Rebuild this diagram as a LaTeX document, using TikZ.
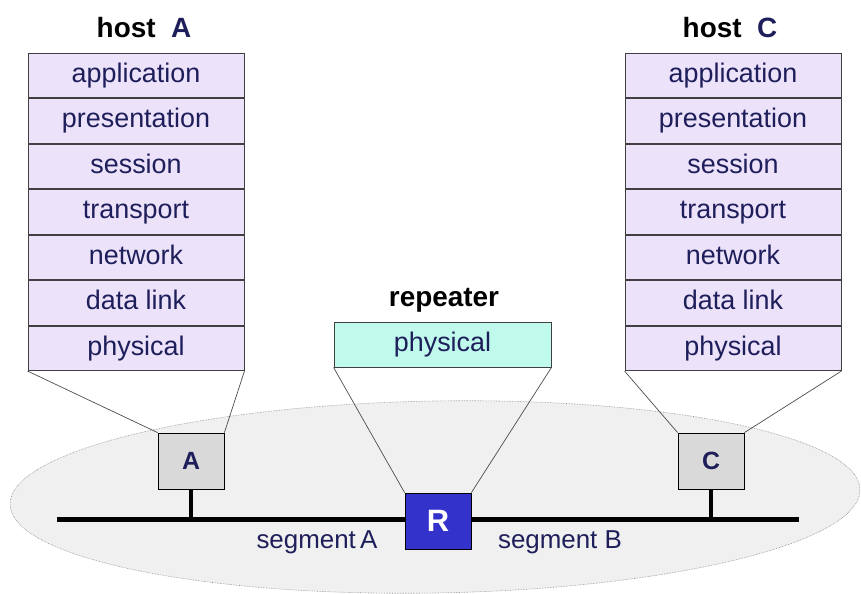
\documentclass[tikz,border=0pt]{standalone}
\usepackage{fontspec}
\setmainfont{Liberation Sans}
\usetikzlibrary{positioning}
\definecolor{navy}{RGB}{30,30,90}
\definecolor{lav}{RGB}{236,226,250}
\definecolor{mint}{RGB}{192,250,236}
\definecolor{rblue}{RGB}{51,51,204}
\definecolor{boxgray}{RGB}{217,217,217}
\definecolor{ellfill}{RGB}{240,240,240}
\tikzset{
  row/.style={draw=black!75, fill=lav, line width=0.9bp, minimum width=216bp, minimum height=44.6bp,
    inner sep=0pt, text=navy, font=\fontsize{27}{29}\selectfont, text height=19bp, text depth=5bp},
  physbox/.style={row, fill=mint, minimum width=217bp, minimum height=45bp},
  hostbox/.style={draw=black, fill=boxgray, line width=0.8bp, minimum width=66bp, minimum height=56bp,
    inner sep=0pt, text=navy, font=\fontsize{25}{27}\selectfont\bfseries},
  rbox/.style={draw=black, fill=rblue, line width=0.8bp, minimum width=66bp, minimum height=56bp,
    inner sep=0pt, text=white, font=\fontsize{31}{33}\selectfont\bfseries},
  title/.style={font=\fontsize{28}{30}\selectfont\bfseries, inner sep=0pt},
  seglabel/.style={text=navy, font=\fontsize{26}{28}\selectfont, inner sep=0pt},
  funnel/.style={draw=black!70, line width=0.7bp},
  wire/.style={line width=4bp, black},
  bus/.style={line width=5bp, black}
}
\begin{document}
\begin{tikzpicture}[x=1bp,y=-1bp]
\useasboundingbox (0,0) rectangle (861,594);
\clip (0,0) rectangle (861,594);
% LAN ellipse
\draw[fill=ellfill, draw=black!45, densely dotted, line width=0.6bp, rotate around={1:(435,497)}] (435,497) ellipse [x radius=425bp, y radius=96bp];

% host A stack
\node[title] (tA) at (144,28) {host\ \ \textcolor{navy}{A}};
\node[row] (a1) at (136,75.3) {application};
\node[row, below=0pt of a1] (a2) {presentation};
\node[row, below=0pt of a2] (a3) {session};
\node[row, below=0pt of a3] (a4) {transport};
\node[row, below=0pt of a4] (a5) {network};
\node[row, below=0pt of a5] (a6) {data link};
\node[row, below=0pt of a6] (a7) {physical};

% host C stack
\node[title] (tC) at (730,28) {host\ \ \textcolor{navy}{C}};
\node[row] (c1) at (733,75.3) {application};
\node[row, below=0pt of c1] (c2) {presentation};
\node[row, below=0pt of c2] (c3) {session};
\node[row, below=0pt of c3] (c4) {transport};
\node[row, below=0pt of c4] (c5) {network};
\node[row, below=0pt of c5] (c6) {data link};
\node[row, below=0pt of c6] (c7) {physical};

% repeater
\node[title] (tR) at (444,300) {repeater};
\node[physbox] (rp) at (442.5,344.5) {physical};

% bus
\coordinate (busL) at (57,519);
\coordinate (busR) at (799,519);
\draw[bus] (busL) -- (busR);

% host boxes
\node[hostbox] (A) at (191,461) {A};
\node[hostbox] (C) at (711,461) {C};
\node[rbox] (R) at (438,521) {R};

\draw[wire] (A.south) -- (A.south |- busL);
\draw[wire] (C.south) -- (C.south |- busL);

% funnels
\draw[funnel] (a7.south west) -- (A.north west);
\draw[funnel] (a7.south east) -- (A.north east);
\draw[funnel] (c7.south west) -- (C.north west);
\draw[funnel] (c7.south east) -- (C.north east);
\draw[funnel] (rp.south west) -- (R.north west);
\draw[funnel] (rp.south east) -- (R.north east);

% segment labels
\node[seglabel] (sA) at (317,542) {segment\,A};
\node[seglabel] (sB) at (560,542) {segment B};
\end{tikzpicture}
\end{document}
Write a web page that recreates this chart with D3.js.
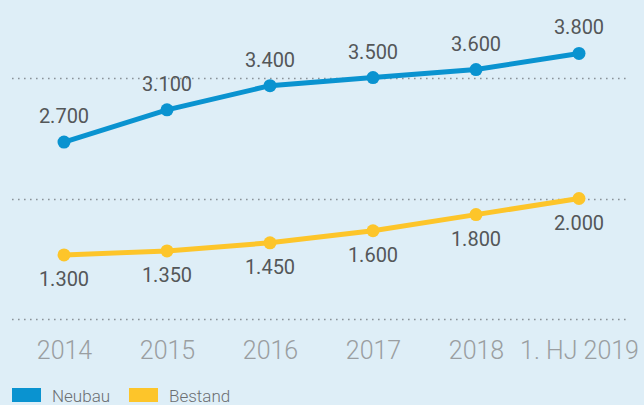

..........

» GIVEN REQUEST
From the material above, gather all lines that include the string "this" and copy them.

» SOLUTION
Rebuild this diagram as a LaTeX document, using TikZ.
Write a web page that recreates this chart with D3.js.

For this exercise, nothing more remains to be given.